“Honey, where are my pants?”
“Everything is awesome! Everything is cool when you’re part of a team!” The Lego Movie is indeed EXTREMELY awesome. It really could have gone either way, but I can safely say this is an excellent movie and most definitely is not The Adventures of Clutch Powers. It’s been a long time since I went to see a U-rated film at the cinema, but this was a real surprise. Touching, hilarious, surprisingly dramatic, tense and also amazingly animated. This is my review of The Lego Movie.
The Lego Movie revolves around Emmet (Chris Pratt), an ordinary construction worker who stumbles upon the only thing that can save the world, The Piece of Resistance. The world he lives in is a structured, consumerist city run by
Lord President Business (Will Ferrell). Emmet watches the most popular TV shows (Honey, Where are my Pants?), buys overpriced coffee and listens to popular music like the annoyingly catchy ear-worm that is Everything is Awesome. He soon finds this mysterious piece and learns that there are worlds beyond his own. He also learns that according to an ancient prophecy, he is the Special – the only person capable of stopping the plot to end the world.
Along the way he his helped by a group of eccentric allies. My favourites of these being Batman (Will Arnett). I didn’t think before going into this that I would hear a death metal song sung entirely by Batman (“Batman is an artist“). Other allies include the blind wizard Vitruvius voiced by Morgan Freeman, the only man who possibly could voice this sage-like character. Elizabeth Banks does a great job voicing Wyldstyle, the person who discovers Emmet, but learns only too late that he is not who they thought he was. Other awesome allies are the adorable Unikitty (Alison Brie), Metal Beard the pirate (Nick Offerman) and Benny, 1980’s Lego Spaceman voiced by Charlie Day. This is also the best thing so far to include Wonder Woman, Batman, Superman and Green Lantern in the same scene. Superman (Channing Tatum) has some truly priceless scenes with the pathetic Green Lantern, who is voiced perfectly by Jonah Hill.
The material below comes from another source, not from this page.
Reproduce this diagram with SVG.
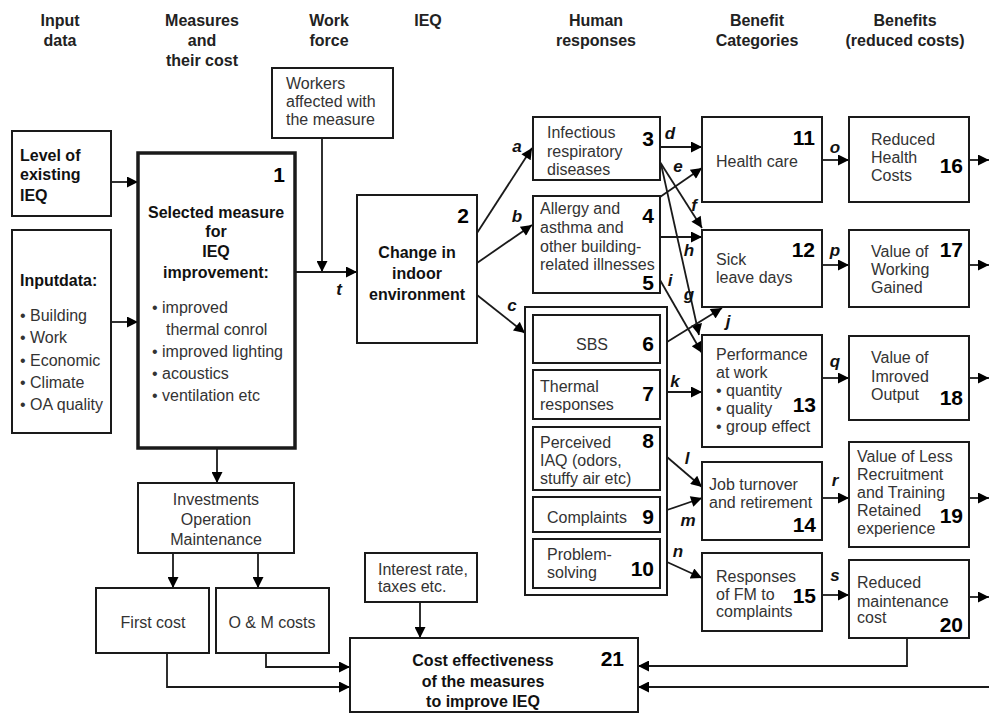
<svg xmlns="http://www.w3.org/2000/svg" width="989" height="715" viewBox="0 0 989 715">
<defs>
<marker id="ah" viewBox="0 0 10 10" refX="10" refY="5" markerWidth="14" markerHeight="11" markerUnits="userSpaceOnUse" orient="auto"><path d="M0,0 L10,5 L0,10 z" fill="#000"/></marker>
</defs>
<style>
.bx{fill:#fff;stroke:#1a1a1a;stroke-width:2}
.thick{stroke-width:3.5}
.t{font-family:"Liberation Sans",Arial,sans-serif;font-size:16px;fill:#333}
.b{font-family:"Liberation Sans",Arial,sans-serif;font-size:16px;font-weight:bold;fill:#111}
.n{font-family:"Liberation Sans",Arial,sans-serif;font-size:21px;font-weight:bold;fill:#000;text-anchor:end}
.h{font-family:"Liberation Sans",Arial,sans-serif;font-size:16px;font-weight:bold;fill:#222;text-anchor:middle}
.c{text-anchor:middle}
.lb{font-family:"Liberation Sans",Arial,sans-serif;font-size:17px;font-weight:bold;font-style:italic;fill:#111;text-anchor:middle}
.cn{fill:none;stroke:#1a1a1a;stroke-width:1.8;marker-end:url(#ah)}
</style>
<rect width="989" height="715" fill="#fff"/>

<g id="headers">
<text class="h" x="60" y="26">Input</text><text class="h" x="60" y="46">data</text>
<text class="h" x="202" y="26">Measures</text><text class="h" x="202" y="46">and</text><text class="h" x="202" y="66">their cost</text>
<text class="h" x="329" y="26">Work</text><text class="h" x="329" y="46">force</text>
<text class="h" x="428" y="26">IEQ</text>
<text class="h" x="596" y="26">Human</text><text class="h" x="596" y="46">responses</text>
<text class="h" x="757" y="26">Benefit</text><text class="h" x="757" y="46">Categories</text>
<text class="h" x="905" y="26">Benefits</text><text class="h" x="905" y="46">(reduced costs)</text>
</g>

<g id="connectors">
<path class="cn" d="M111,182 H138"/>
<path class="cn" d="M111,322 H138"/>
<path class="cn" d="M322,138 V272"/>
<path class="cn" d="M295,272 H357"/>
<path class="cn" d="M477,233 L532,148"/>
<path class="cn" d="M477,263 L532,225"/>
<path class="cn" d="M477,295 L525,333"/>
<path class="cn" d="M660,147 H702"/>
<path class="cn" d="M660,197 L702,168"/>
<path class="cn" d="M660,162 L702,228"/>
<path class="cn" d="M661,164 L699,335"/>
<path class="cn" d="M660,237 H702"/>
<path class="cn" d="M660,280 L702,353"/>
<path class="cn" d="M667,342 L722,308"/>
<path class="cn" d="M667,392 H702"/>
<path class="cn" d="M667,457 L702,487"/>
<path class="cn" d="M667,510 L702,498"/>
<path class="cn" d="M667,562 L702,578"/>
<path class="cn" d="M822,160 H849"/>
<path class="cn" d="M822,265 H849"/>
<path class="cn" d="M822,378 H849"/>
<path class="cn" d="M822,498 H849"/>
<path class="cn" d="M822,595 H849"/>
<path class="cn" d="M969,160 H989"/>
<path class="cn" d="M969,265 H989"/>
<path class="cn" d="M969,378 H989"/>
<path class="cn" d="M969,498 H989"/>
<path class="cn" d="M969,597 H989"/>
<path class="cn" d="M217,448 V483"/>
<path class="cn" d="M173,553 V588"/>
<path class="cn" d="M258,553 V588"/>
<path class="cn" d="M266,653 V667 H350"/>
<path class="cn" d="M167,653 V687 H350"/>
<path class="cn" d="M420,602 V638"/>
<path class="cn" d="M907,638 V666 H638"/>
<path class="cn" d="M989,687 H638"/>
<text class="lb" x="339" y="295">t</text>
<text class="lb" x="517" y="152">a</text>
<text class="lb" x="517" y="222">b</text>
<text class="lb" x="512" y="311">c</text>
<text class="lb" x="670" y="139">d</text>
<text class="lb" x="678" y="172">e</text>
<text class="lb" x="694" y="211">f</text>
<text class="lb" x="689" y="256">h</text>
<text class="lb" x="689" y="300">g</text>
<text class="lb" x="670" y="286">i</text>
<text class="lb" x="728" y="327">j</text>
<text class="lb" x="675" y="387">k</text>
<text class="lb" x="687" y="464">l</text>
<text class="lb" x="688" y="526">m</text>
<text class="lb" x="678" y="557">n</text>
<text class="lb" x="835" y="153">o</text>
<text class="lb" x="835" y="256">p</text>
<text class="lb" x="835" y="367">q</text>
<text class="lb" x="835" y="486">r</text>
<text class="lb" x="835" y="581">s</text>
</g>

<g id="n-level">
<rect class="bx" x="12" y="131" width="99" height="85"/>
<text class="b" x="20" y="161">Level of</text><text class="b" x="20" y="180">existing</text><text class="b" x="20" y="201">IEQ</text>
</g>

<g id="n-inputdata">
<rect class="bx" x="12" y="230" width="99" height="203"/>
<text class="b" x="20" y="286">Inputdata:</text>
<text class="t" x="20" y="321">• Building</text>
<text class="t" x="20" y="343">• Work</text>
<text class="t" x="20" y="366">• Economic</text>
<text class="t" x="20" y="388">• Climate</text>
<text class="t" x="20" y="410">• OA quality</text>
</g>

<g id="n1">
<rect class="bx thick" x="138" y="153" width="157" height="295"/>
<text class="n" x="285" y="182">1</text>
<text class="b c" x="216" y="218">Selected measure</text>
<text class="b c" x="216" y="237">for</text>
<text class="b c" x="216" y="257">IEQ</text>
<text class="b c" x="216" y="278">improvement:</text>
<text class="t" x="152" y="313">• improved</text>
<text class="t" x="166" y="335">thermal conrol</text>
<text class="t" x="152" y="357">• improved lighting</text>
<text class="t" x="152" y="379">• acoustics</text>
<text class="t" x="152" y="401">• ventilation etc</text>
</g>

<g id="n-workers">
<rect class="bx" x="272" y="68" width="121" height="70"/>
<text class="t" x="286" y="89">Workers</text><text class="t" x="286" y="107">affected with</text><text class="t" x="286" y="125">the measure</text>
</g>

<g id="n2">
<rect class="bx" x="357" y="195" width="120" height="148"/>
<text class="n" x="469" y="223">2</text>
<text class="b c" x="417" y="258">Change in</text>
<text class="b c" x="417" y="279">indoor</text>
<text class="b c" x="417" y="300">environment</text>
</g>

<g id="n3">
<rect class="bx" x="533" y="117" width="127" height="63"/>
<text class="t" x="547" y="138">Infectious</text><text class="t" x="547" y="157">respiratory</text><text class="t" x="547" y="175">diseases</text>
<text class="n" x="654" y="146">3</text>
</g>

<g id="n4-5">
<rect class="bx" x="533" y="196" width="127" height="97"/>
<text class="t" x="540" y="214">Allergy and</text><text class="t" x="540" y="233">asthma and</text><text class="t" x="540" y="252">other building-</text><text class="t" x="540" y="270">related illnesses</text>
<text class="n" x="654" y="223">4</text>
<text class="n" x="654" y="290">5</text>
</g>

<g id="n6-10">
<rect class="bx" x="525" y="307" width="142" height="288"/>
<g id="n6"><rect class="bx" x="533" y="315" width="127" height="48"/>
<text class="t c" x="592" y="350">SBS</text><text class="n" x="654" y="351">6</text></g>
<g id="n7"><rect class="bx" x="533" y="370" width="127" height="49"/>
<text class="t" x="540" y="392">Thermal</text><text class="t" x="540" y="410">responses</text><text class="n" x="654" y="401">7</text></g>
<g id="n8"><rect class="bx" x="533" y="427" width="127" height="63"/>
<text class="t" x="540" y="448">Perceived</text><text class="t" x="540" y="466">IAQ (odors,</text><text class="t" x="540" y="484">stuffy air etc)</text><text class="n" x="654" y="448">8</text></g>
<g id="n9"><rect class="bx" x="533" y="497" width="127" height="35"/>
<text class="t" x="547" y="523">Complaints</text><text class="n" x="654" y="524">9</text></g>
<g id="n10"><rect class="bx" x="533" y="539" width="127" height="49"/>
<text class="t" x="547" y="560">Problem-</text><text class="t" x="547" y="578">solving</text><text class="n" x="654" y="576">10</text></g>
</g>

<g id="n11">
<rect class="bx" x="702" y="117" width="120" height="85"/>
<text class="n" x="815" y="145">11</text><text class="t" x="716" y="167">Health care</text>
</g>
<g id="n12">
<rect class="bx" x="702" y="230" width="120" height="77"/>
<text class="n" x="815" y="257">12</text><text class="t" x="716" y="265">Sick</text><text class="t" x="716" y="283">leave days</text>
</g>
<g id="n13">
<rect class="bx" x="702" y="335" width="120" height="112"/>
<text class="t" x="716" y="360">Performance</text><text class="t" x="716" y="378">at work</text>
<text class="t" x="716" y="396">• quantity</text><text class="t" x="716" y="414">• quality</text><text class="t" x="716" y="432">• group effect</text>
<text class="n" x="816" y="412">13</text>
</g>
<g id="n14">
<rect class="bx" x="702" y="462" width="120" height="78"/>
<text class="t" x="709" y="490">Job turnover</text><text class="t" x="709" y="508">and retirement</text>
<text class="n" x="816" y="532">14</text>
</g>
<g id="n15">
<rect class="bx" x="702" y="553" width="120" height="78"/>
<text class="t" x="716" y="582">Responses</text><text class="t" x="716" y="600">of FM to</text><text class="t" x="716" y="617">complaints</text>
<text class="n" x="816" y="603">15</text>
</g>

<g id="n16">
<rect class="bx" x="849" y="117" width="120" height="85"/>
<text class="t" x="871" y="145">Reduced</text><text class="t" x="871" y="163">Health</text><text class="t" x="871" y="181">Costs</text>
<text class="n" x="963" y="173">16</text>
</g>
<g id="n17">
<rect class="bx" x="849" y="230" width="120" height="77"/>
<text class="t" x="871" y="257">Value of</text><text class="t" x="871" y="275">Working</text><text class="t" x="871" y="293">Gained</text>
<text class="n" x="963" y="257">17</text>
</g>
<g id="n18">
<rect class="bx" x="849" y="336" width="120" height="84"/>
<text class="t" x="871" y="363">Value of</text><text class="t" x="871" y="382">Imroved</text><text class="t" x="871" y="400">Output</text>
<text class="n" x="963" y="405">18</text>
</g>
<g id="n19">
<rect class="bx" x="849" y="442" width="120" height="105"/>
<text class="t" x="857" y="462">Value of Less</text><text class="t" x="857" y="480">Recruitment</text><text class="t" x="857" y="498">and Training</text><text class="t" x="857" y="516">Retained</text><text class="t" x="857" y="534">experience</text>
<text class="n" x="963" y="523">19</text>
</g>
<g id="n20">
<rect class="bx" x="849" y="560" width="120" height="78"/>
<text class="t" x="857" y="588">Reduced</text><text class="t" x="857" y="607">maintenance</text><text class="t" x="857" y="623">cost</text>
<text class="n" x="963" y="632">20</text>
</g>

<g id="n-invest">
<rect class="bx" x="138" y="483" width="156" height="70"/>
<text class="t c" x="216" y="505">Investments</text><text class="t c" x="216" y="525">Operation</text><text class="t c" x="216" y="545">Maintenance</text>
</g>
<g id="n-first">
<rect class="bx" x="96" y="588" width="113" height="65"/>
<text class="t c" x="153" y="628">First cost</text>
</g>
<g id="n-om">
<rect class="bx" x="216" y="588" width="113" height="65"/>
<text class="t c" x="272" y="628">O &amp; M costs</text>
</g>
<g id="n-interest">
<rect class="bx" x="365" y="553" width="112" height="49"/>
<text class="t" x="378" y="575">Interest rate,</text><text class="t" x="378" y="592">taxes etc.</text>
</g>
<g id="n21">
<rect class="bx" x="350" y="638" width="288" height="74"/>
<text class="b c" x="483" y="666">Cost effectiveness</text>
<text class="b c" x="483" y="687">of the measures</text>
<text class="b c" x="483" y="707">to improve IEQ</text>
<text class="n" x="624" y="666">21</text>
</g>
</svg>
Facing off against Emmet and his team of Master Builders is President Business and his lieutenant, Bad Cop (Liam Neeson). Bad Cop is a brilliant character. With his two faces he can be both bad cop AND good cop. Without giving two much away there is a scene with his Mum and Dad (named Ma Cop and Pa Cop) and it might be the saddest thing you’ve ever witnessed happen in Lego.
For me, The Lego Movie works on every level. It’s animation is superb. The computer generated animation captures the feel of Lego wonderfully. It looks like a real Lego set that someone has played with. Benny the 80’s Spaceman, for example, looks used. The world they all inhabit is made of Lego: the buildings, cars, the sea and even the sun. Unlike Clutch Powers
this is a real Lego film. The characters are all interesting, and there are some great cameos for fans of Lego. The comedy is perfect. Some jokes are funny for adults and kids alike, although some will most likely go over the heads of kids. It has a similar off the wall, often surreal, rapid fire approach to jokes as Adventure Time. I don’t think I ever laughed at a movie in the cinema as much as I did with The Lego Movie.
Also the movie has a surprisingly heartfelt message. At it’s core the movie examines the departure from being a child and making random things with Lego, to becoming an adult and building things to the exact specifications. I know that was defiantly me. The message might be a little soppy for some, but it’s not too bad. It’s sweet and it has heart to spare. The film doesn’t just appeal to us Lego fans, it is for everyone. Perhaps some of the jokes might not be as funny to non-Lego fans, but it shouldn’t dampen the experience too much. One thing to keep in mind is that this movie might be rated U, but it might not be for everyone. It has plenty of bright colours and entertaining action to keep small children entertained, but the humour might not appeal to them. There were plenty of kids in our showing and they seemed happy enough, just sometimes it was only the older people laughing.
Contrary to what you might expect, The Lego Movie is not a huge advertisement, or at least it doesn’t feel like it. If it is a giant advert in disguise, then kudos to the Lego company for hiding it behind an excellent movie. With that in mind, I did go straight to the Lego shop and buy something. At the end of the day, it doesn’t matter. No doubt Lego will get a huge boost from this film, but you can tell that the directors care so much about what they’re making. This movie is a love letter to the tiny interlocking blocks. It’s just a happy movie; I came out of it feeling great. It shows that good kids movies with heart can still be made, and not by the money grabbing giant that is Disney. Take that Frozen!